- **What is needed**
Skip the pictures. Transcribe the rest of the data below without changing a word.

*****

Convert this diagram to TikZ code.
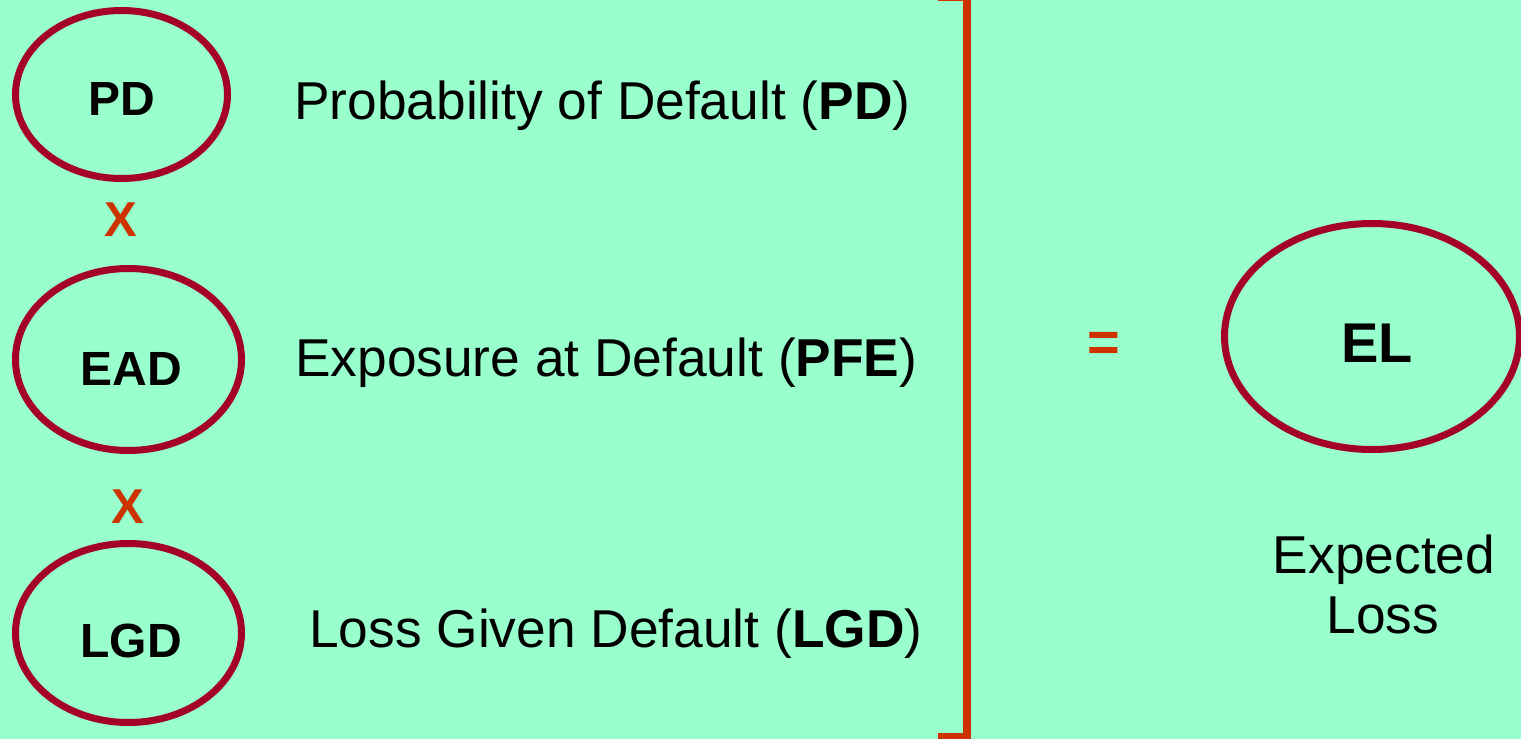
\documentclass[tikz,border=0pt]{standalone}
\usepackage{fontspec}
\setmainfont{Liberation Sans}
\usetikzlibrary{shapes.geometric}
\definecolor{bg}{HTML}{99FFCC}
\definecolor{ring}{HTML}{A50026}
\definecolor{op}{HTML}{CC3300}
\tikzset{
  ring/.style={draw=ring, line width=7pt, ellipse, inner sep=0pt},
  lbl/.style={inner sep=0pt, anchor=base, font=\fontsize{48}{56}\bfseries\selectfont},
  desc/.style={inner sep=0pt, anchor=base west, font=\fontsize{53.3}{60}\selectfont},
  opsign/.style={inner sep=0pt, anchor=center, text=op, font=\fontsize{49}{56}\bfseries\selectfont}
}
\begin{document}
\begin{tikzpicture}[x=1pt,y=-1pt]
\fill[bg] (0,0) rectangle (1521,739);
\useasboundingbox (0,0) rectangle (1521,739);
% ellipses
\node[ring, minimum width=212pt, minimum height=168pt] (pdE) at (121.5,94.5) {};
\node[ring, minimum width=226pt, minimum height=182pt] (eadE) at (128.5,359.5) {};
\node[ring, minimum width=226pt, minimum height=179pt] (lgdE) at (128.5,633) {};
\node[ring, minimum width=295pt, minimum height=226pt] (elE) at (1372,336.5) {};
% ellipse labels
\node[lbl] (pd) at (121.5,115) {PD};
\node[lbl] (ead) at (131,385) {EAD};
\node[lbl] (lgd) at (131,657) {LGD};
\node[lbl, font=\fontsize{56}{64}\bfseries\selectfont] (el) at (1377,362) {EL};
% operators
\node[opsign] (x1) at (121,220) {X};
\node[opsign] (x2) at (128,507) {X};
\node[opsign, font=\fontsize{56}{64}\bfseries\selectfont] (eq) at (1104,347) {=};
% descriptions
\node[desc] (pdt) at (294,119) {Probability of Default (\textbf{PD})};
\node[desc] (eadt) at (295,376) {Exposure at Default (\textbf{PFE})};
\node[desc] (lgdt) at (309,647) {Loss Given Default (\textbf{LGD})};
\node[desc, anchor=base] (elt1) at (1384,573) {Expected};
\node[desc, anchor=base] (elt2) at (1383,633) {Loss};
% bracket
\draw[op, line width=8pt] (938,-3) -- (967,-3) -- (967,737) -- (938,737);
\end{tikzpicture}
\end{document}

*****

- **Complete answer**
Convert this diagram to TikZ code.
\documentclass[tikz,border=0pt]{standalone}
\usepackage{fontspec}
\setmainfont{Liberation Sans}
\usetikzlibrary{shapes.geometric}
\definecolor{bg}{HTML}{99FFCC}
\definecolor{ring}{HTML}{A50026}
\definecolor{op}{HTML}{CC3300}
\tikzset{
  ring/.style={draw=ring, line width=7pt, ellipse, inner sep=0pt},
  lbl/.style={inner sep=0pt, anchor=base, font=\fontsize{48}{56}\bfseries\selectfont},
  desc/.style={inner sep=0pt, anchor=base west, font=\fontsize{53.3}{60}\selectfont},
  opsign/.style={inner sep=0pt, anchor=center, text=op, font=\fontsize{49}{56}\bfseries\selectfont}
}
\begin{document}
\begin{tikzpicture}[x=1pt,y=-1pt]
\fill[bg] (0,0) rectangle (1521,739);
\useasboundingbox (0,0) rectangle (1521,739);
% ellipses
\node[ring, minimum width=212pt, minimum height=168pt] (pdE) at (121.5,94.5) {};
\node[ring, minimum width=226pt, minimum height=182pt] (eadE) at (128.5,359.5) {};
\node[ring, minimum width=226pt, minimum height=179pt] (lgdE) at (128.5,633) {};
\node[ring, minimum width=295pt, minimum height=226pt] (elE) at (1372,336.5) {};
% ellipse labels
\node[lbl] (pd) at (121.5,115) {PD};
\node[lbl] (ead) at (131,385) {EAD};
\node[lbl] (lgd) at (131,657) {LGD};
\node[lbl, font=\fontsize{56}{64}\bfseries\selectfont] (el) at (1377,362) {EL};
% operators
\node[opsign] (x1) at (121,220) {X};
\node[opsign] (x2) at (128,507) {X};
\node[opsign, font=\fontsize{56}{64}\bfseries\selectfont] (eq) at (1104,347) {=};
% descriptions
\node[desc] (pdt) at (294,119) {Probability of Default (\textbf{PD})};
\node[desc] (eadt) at (295,376) {Exposure at Default (\textbf{PFE})};
\node[desc] (lgdt) at (309,647) {Loss Given Default (\textbf{LGD})};
\node[desc, anchor=base] (elt1) at (1384,573) {Expected};
\node[desc, anchor=base] (elt2) at (1383,633) {Loss};
% bracket
\draw[op, line width=8pt] (938,-3) -- (967,-3) -- (967,737) -- (938,737);
\end{tikzpicture}
\end{document}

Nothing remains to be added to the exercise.